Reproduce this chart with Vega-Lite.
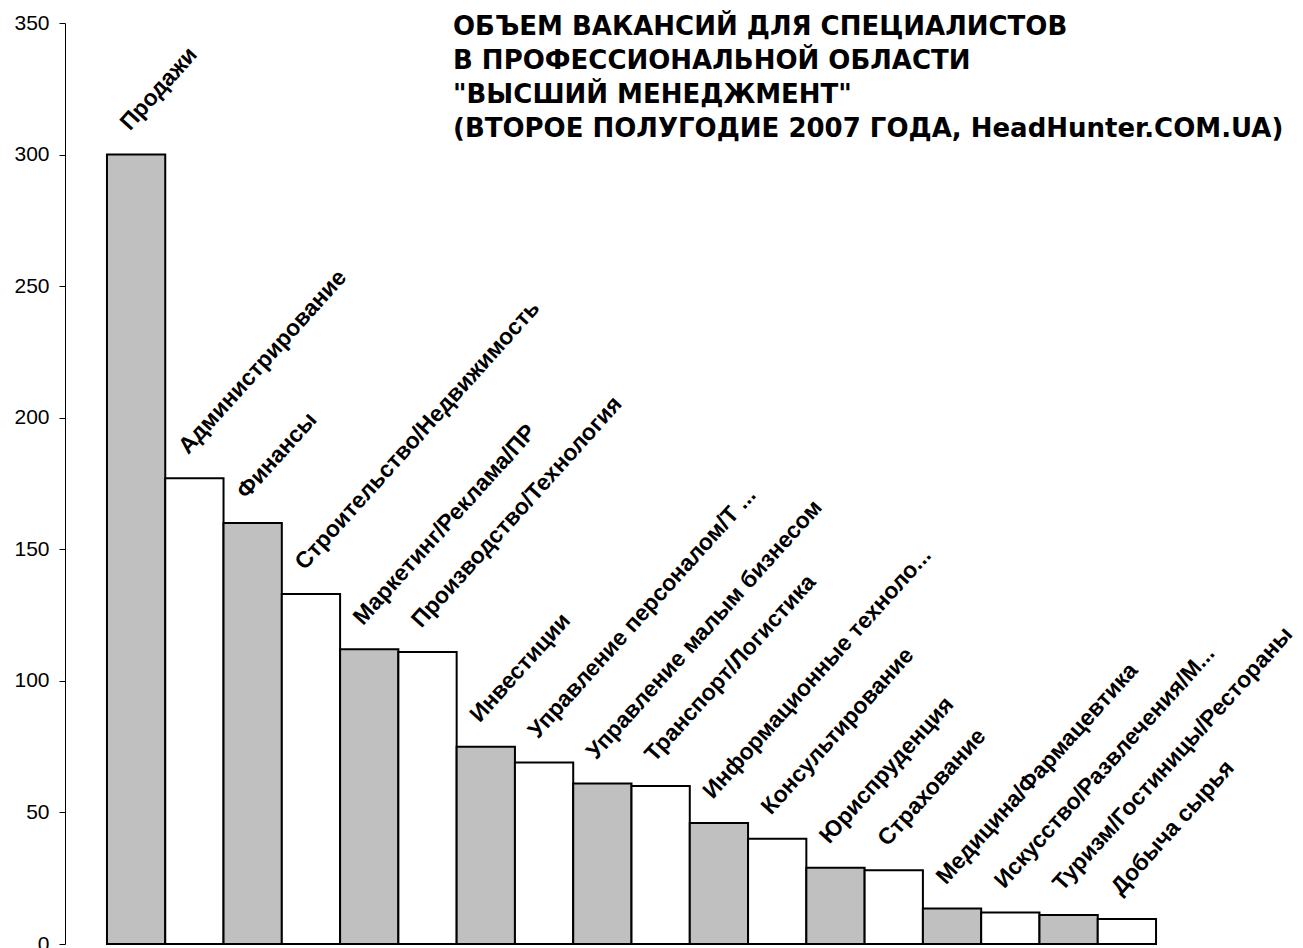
{
  "$schema": "https://vega.github.io/schema/vega-lite/v6.json",
  "width": 1133,
  "height": 921,
  "autosize": "none",
  "padding": {"left": 65, "top": 23, "right": 105, "bottom": 4},
  "background": "white",
  "title": {
    "text": ["ОБЪЕМ  ВАКАНСИЙ ДЛЯ СПЕЦИАЛИСТОВ", "В ПРОФЕССИОНАЛЬНОЙ ОБЛАСТИ", "\"ВЫСШИЙ МЕНЕДЖМЕНТ\"", "(ВТОРОЕ ПОЛУГОДИЕ 2007 ГОДА, HeadHunter.COM.UA)"],
    "anchor": "start",
    "frame": "group",
    "orient": "top",
    "baseline": "top",
    "offset": 0,
    "dx": 388,
    "dy": 130,
    "font": "DejaVu Sans",
    "fontSize": 26,
    "fontWeight": "bold",
    "color": "black",
    "lineHeight": 34
  },
  "data": {
    "values": [
      {"area": "Продажи", "value": 300, "shade": "g"},
      {"area": "Администрирование", "value": 177, "shade": "w"},
      {"area": "Финансы", "value": 160, "shade": "g"},
      {"area": "Строительство/Недвижимость", "value": 133, "shade": "w"},
      {"area": "Маркетинг/Реклама/ПР", "value": 112, "shade": "g"},
      {"area": "Производство/Технология", "value": 111, "shade": "w"},
      {"area": "Инвестиции", "value": 75, "shade": "g"},
      {"area": "Управление персоналом/Т ...", "value": 69, "shade": "w"},
      {"area": "Управление малым бизнесом", "value": 61, "shade": "g"},
      {"area": "Транспорт/Логистика", "value": 60, "shade": "w"},
      {"area": "Информационные техноло...", "value": 46, "shade": "g"},
      {"area": "Консультирование", "value": 40, "shade": "w"},
      {"area": "Юриспруденция", "value": 29, "shade": "g"},
      {"area": "Страхование", "value": 28, "shade": "w"},
      {"area": "Медицина/Фармацевтика", "value": 13.5, "shade": "g"},
      {"area": "Искусство/Развлечения/М...", "value": 12, "shade": "w"},
      {"area": "Туризм/Гостиницы/Рестораны", "value": 11, "shade": "g"},
      {"area": "Добыча сырья", "value": 9.5, "shade": "w"}
    ]
  },
  "encoding": {
    "x": {
      "field": "area",
      "type": "nominal",
      "sort": null,
      "axis": null,
      "scale": {"paddingInner": 0, "paddingOuter": 0.72}
    },
    "y": {
      "field": "value",
      "type": "quantitative",
      "scale": {"domain": [0, 350], "nice": false, "zero": true},
      "axis": {
        "title": null,
        "values": [0, 50, 100, 150, 200, 250, 300, 350],
        "grid": false,
        "domainColor": "black",
        "domainWidth": 1,
        "tickColor": "black",
        "tickSize": 6,
        "tickWidth": 1,
        "labelPadding": 10,
        "labelFont": "Liberation Sans",
        "labelFontSize": 21,
        "labelColor": "black"
      }
    }
  },
  "layer": [
    {
      "mark": {"type": "bar", "stroke": "black", "strokeWidth": 2},
      "encoding": {
        "color": {
          "field": "shade",
          "type": "nominal",
          "scale": {"domain": ["g", "w"], "range": ["#c0c0c0", "#ffffff"]},
          "legend": null
        }
      }
    },
    {
      "mark": {
        "type": "text",
        "align": "left",
        "baseline": "alphabetic",
        "angle": -48,
        "dx": 13,
        "dy": -20,
        "font": "Liberation Sans",
        "fontSize": 23,
        "fontWeight": "bold",
        "color": "black"
      },
      "encoding": {"text": {"field": "area"}}
    }
  ],
  "config": {"view": {"stroke": null}}
}
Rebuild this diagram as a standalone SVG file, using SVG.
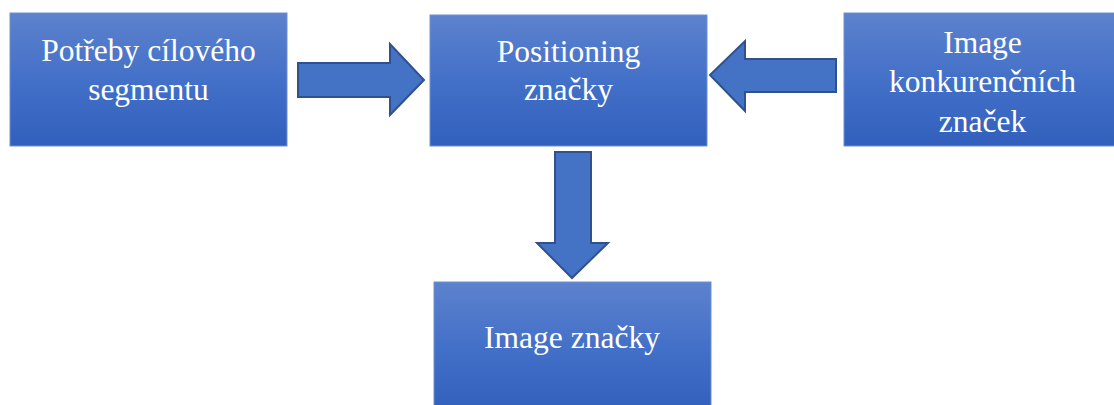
<svg xmlns="http://www.w3.org/2000/svg" width="1114" height="405" viewBox="0 0 1114 405">
<defs>
<linearGradient id="g" x1="0" y1="0" x2="0" y2="1">
<stop offset="0" stop-color="#5d82cd"/>
<stop offset="0.5" stop-color="#4370c8"/>
<stop offset="1" stop-color="#3160bc"/>
</linearGradient>
<style>
.box{fill:url(#g);stroke:#6f8fd2;stroke-width:1}
.arr{fill:#4472c4;stroke:#2f528f;stroke-width:2;stroke-linejoin:miter}
.t{font-family:'Times New Roman','Liberation Serif',Times,'DejaVu Serif',serif;font-size:31.5px;fill:#ffffff;text-anchor:middle}
</style>
</defs>
<rect width="1114" height="405" fill="#ffffff"/>
<g id="connectors">
<path class="arr" d="M298,63 H390 V44 L424,80 L390,115 V97 H298 Z"/>
<path class="arr" d="M836,59 H745 V41 L710,75 L745,111 V92 H836 Z"/>
<path class="arr" d="M555,152 H591 V243 H608 L572,278 L537,243 H555 Z"/>
</g>
<g id="node-potreby">
<rect class="box" x="10" y="13" width="277" height="133"/>
<text class="t" x="148.5" y="61">Potřeby cílového</text>
<text class="t" x="148.5" y="100">segmentu</text>
</g>
<g id="node-positioning">
<rect class="box" x="430" y="15" width="277" height="131"/>
<text class="t" x="568.5" y="62">Positioning</text>
<text class="t" x="568.5" y="100">značky</text>
</g>
<g id="node-konkurence">
<rect class="box" x="844" y="13" width="277" height="133"/>
<text class="t" x="982.5" y="53">Image</text>
<text class="t" x="982.5" y="92">konkurenčních</text>
<text class="t" x="982.5" y="132">značek</text>
</g>
<g id="node-image">
<rect class="box" x="434" y="282" width="277" height="130"/>
<text class="t" x="572" y="348">Image značky</text>
</g>
</svg>
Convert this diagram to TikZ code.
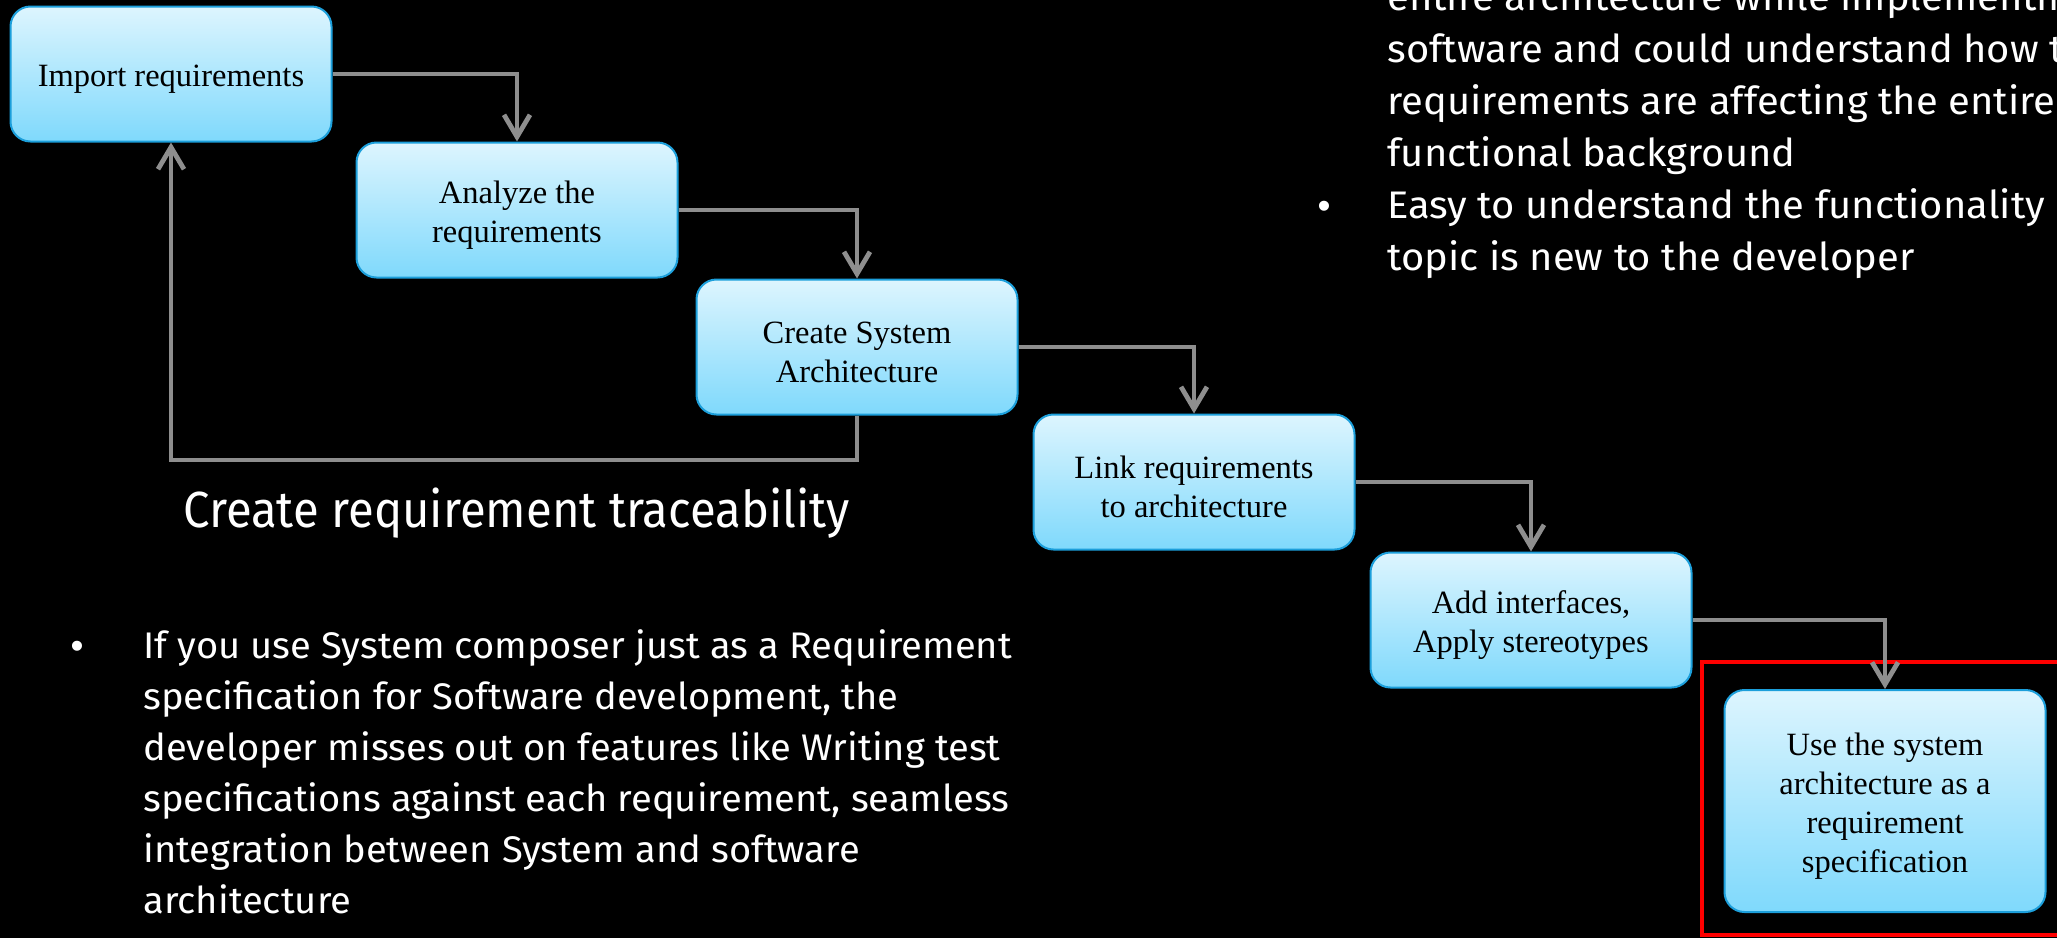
\documentclass[tikz,border=0pt]{standalone}
\usepackage{fontspec}
\setmainfont{Liberation Serif}
\newfontfamily\slidefont[FakeStretch=1.03]{Fira Sans}
\newfontfamily\notefont[FakeStretch=1.04]{Fira Sans}
\newfontfamily\headfont[FakeStretch=0.93]{Fira Sans}
\newfontfamily\dotfont{Liberation Sans}
\usetikzlibrary{arrows.meta}
\definecolor{boxtop}{HTML}{DDF5FE}
\definecolor{boxbot}{HTML}{7FD9FC}
\definecolor{boxedge}{HTML}{1C9FDB}
\definecolor{flowgray}{HTML}{8E8E8E}
\definecolor{markred}{HTML}{FF0000}
% extra headroom on the first line, so box texts sit a little low
\newcommand\boxstrut{\rule{0pt}{16pt}}
\begin{document}
\begin{tikzpicture}[x=0.5pt,y=-0.5pt,
  stepbox/.style={rectangle, rounded corners=10pt, draw=boxedge, line width=1pt,
    top color=boxtop, bottom color=boxbot, minimum width=160.5pt, minimum height=67.5pt,
    align=center, font=\fontsize{16.25pt}{19.5pt}\selectfont, text=black, inner sep=0pt},
  flow/.style={draw=flowgray, line width=2.4pt, -{Straight Barb[length=11pt,width=13pt]}},
  slide/.style={font=\slidefont\fontsize{18.5pt}{25.5pt}\selectfont, text=white, inner sep=0pt, anchor=base west},
  note/.style={font=\notefont\fontsize{19.2pt}{26pt}\selectfont, text=white, inner sep=0pt, anchor=base west},
  bulletdot/.style={font=\dotfont\fontsize{18.5pt}{25.5pt}\selectfont, text=white, inner sep=0pt, anchor=base},
  heading/.style={font=\headfont\fontsize{25.4pt}{30pt}\selectfont, text=white, inner sep=0pt, anchor=base west},
]
% canvas
\fill[black] (0,0) rectangle (2057,938);
\clip (0,0) rectangle (2057,938);

% process steps
\node[stepbox] (imp) at (171,74) {\boxstrut Import requirements};
\node[stepbox] (ana) at (517,210) {\boxstrut Analyze the\\requirements};
\node[stepbox] (cre) at (857,347) {\boxstrut Create System\\Architecture};
\node[stepbox] (lnk) at (1194,482) {\boxstrut Link requirements\\to architecture};
\node[stepbox] (add) at (1531,620) {\boxstrut Add interfaces,\\Apply stereotypes};
\node[stepbox, minimum height=111pt] (use) at (1885,801) {\boxstrut Use the system\\architecture as a\\requirement\\specification};

% highlight frame
\draw[markred, line width=2pt] (1702,662) rectangle (2080,935);

% flow connectors
\draw[flow] (imp.east) -| (ana.north);
\draw[flow] (ana.east) -| (cre.north);
\draw[flow] (cre.east) -| (lnk.north);
\draw[flow] (lnk.east) -| (add.north);
\draw[flow] (add.east) -| (use.north);
\coordinate (fb) at (0,460);
\draw[flow] (cre.south) -- (cre.south |- fb) -| (imp.south);

% caption
\node[heading] (trace) at (183,527) {Create requirement traceability};

% notes, top right
\node[note] (tr1) at (1387,10) {entire architecture while implementing the};
\node[note] (tr2) at (1387,62) {software and could understand how the};
\node[note] (tr3) at (1387,114) {requirements are affecting the entire};
\node[note] (tr4) at (1387,166) {functional background};
\node[bulletdot] (trb) at (1324,218) {•};
\node[note] (tr5) at (1387,218) {Easy to understand the functionality of the};
\node[note] (tr6) at (1387,270) {topic is new to the developer};

% notes, bottom left
\node[bulletdot] (blb) at (77,658) {•};
\node[slide] (bl1) at (143,658) {If you use System composer just as a Requirement};
\node[slide] (bl2) at (143,709) {specification for Software development, the};
\node[slide] (bl3) at (143,760) {developer misses out on features like Writing test};
\node[slide] (bl4) at (143,811) {specifications against each requirement, seamless};
\node[slide] (bl5) at (143,862) {integration between System and software};
\node[slide] (bl6) at (143,913) {architecture};
\end{tikzpicture}
\end{document}
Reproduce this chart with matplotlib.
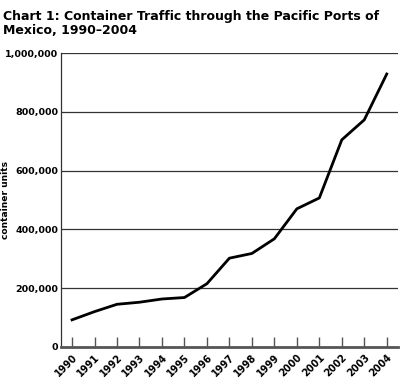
import matplotlib
matplotlib.use("Agg")
import matplotlib.pyplot as plt
from matplotlib.ticker import FuncFormatter

plt.rcParams['font.family'] = ['DejaVu Sans']

years = [1990, 1991, 1992, 1993, 1994, 1995, 1996, 1997,
         1998, 1999, 2000, 2001, 2002, 2003, 2004]
units = [92000, 120000, 145000, 152000, 163000, 168000, 215000, 302000,
         318000, 368000, 470000, 507000, 705000, 773000, 929000]
yticks = [0, 200000, 400000, 600000, 800000, 1000000]

fig = plt.figure(figsize=(4.0, 3.88), dpi=100)
ax = fig.add_axes([0.152, 0.106, 0.843, 0.757])

for t in yticks[1:]:
    ax.axhline(t, color='#333333', linewidth=0.9, zorder=1)

ax.plot(years, units, color='black', linewidth=2.0, zorder=3)

ax.set_xlim(1989.5, 2004.5)
ax.set_ylim(0, 1000000)
ax.set_xticks(years)
ax.set_xticklabels([str(y) for y in years], rotation=45, ha='right',
                   rotation_mode='anchor', fontsize=7, fontweight='bold')
ax.set_yticks(yticks)
ax.yaxis.set_major_formatter(FuncFormatter(lambda v, p: '{:,.0f}'.format(v)))
for lbl in ax.get_yticklabels():
    lbl.set_fontsize(6.8)
    lbl.set_fontweight('bold')

ax.tick_params(axis='x', direction='in', length=7, width=1, color='#555555', pad=4)
ax.tick_params(axis='y', length=0, pad=2)

for s in ['top', 'right']:
    ax.spines[s].set_visible(False)
ax.spines['left'].set_color('#333333')
ax.spines['left'].set_linewidth(0.9)
ax.spines['bottom'].set_color('#555555')
ax.spines['bottom'].set_linewidth(2)

ax.set_ylabel('container units', fontsize=6.6, fontweight='bold')
ax.yaxis.set_label_coords(-0.152, 0.5)

fig.text(0.008, 0.975, 'Chart 1: Container Traffic through the Pacific Ports of\nMexico, 1990\u20132004',
         fontsize=9.0, fontweight='bold', va='top', ha='left', linespacing=1.15)

fig.savefig('out.png', dpi=100)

* * * * * * * * *

WHAT IS NEEDED = From the records above, transcribe exactly the lines starting at the one containing "Reproduce this chart with matplotlib." and ending at the one containing "plt.rcParams['font.family'] = ['DejaVu Sans']". Skip the pictures.

CORRECT RESULT =
Reproduce this chart with matplotlib.
import matplotlib
matplotlib.use("Agg")
import matplotlib.pyplot as plt
from matplotlib.ticker import FuncFormatter

plt.rcParams['font.family'] = ['DejaVu Sans']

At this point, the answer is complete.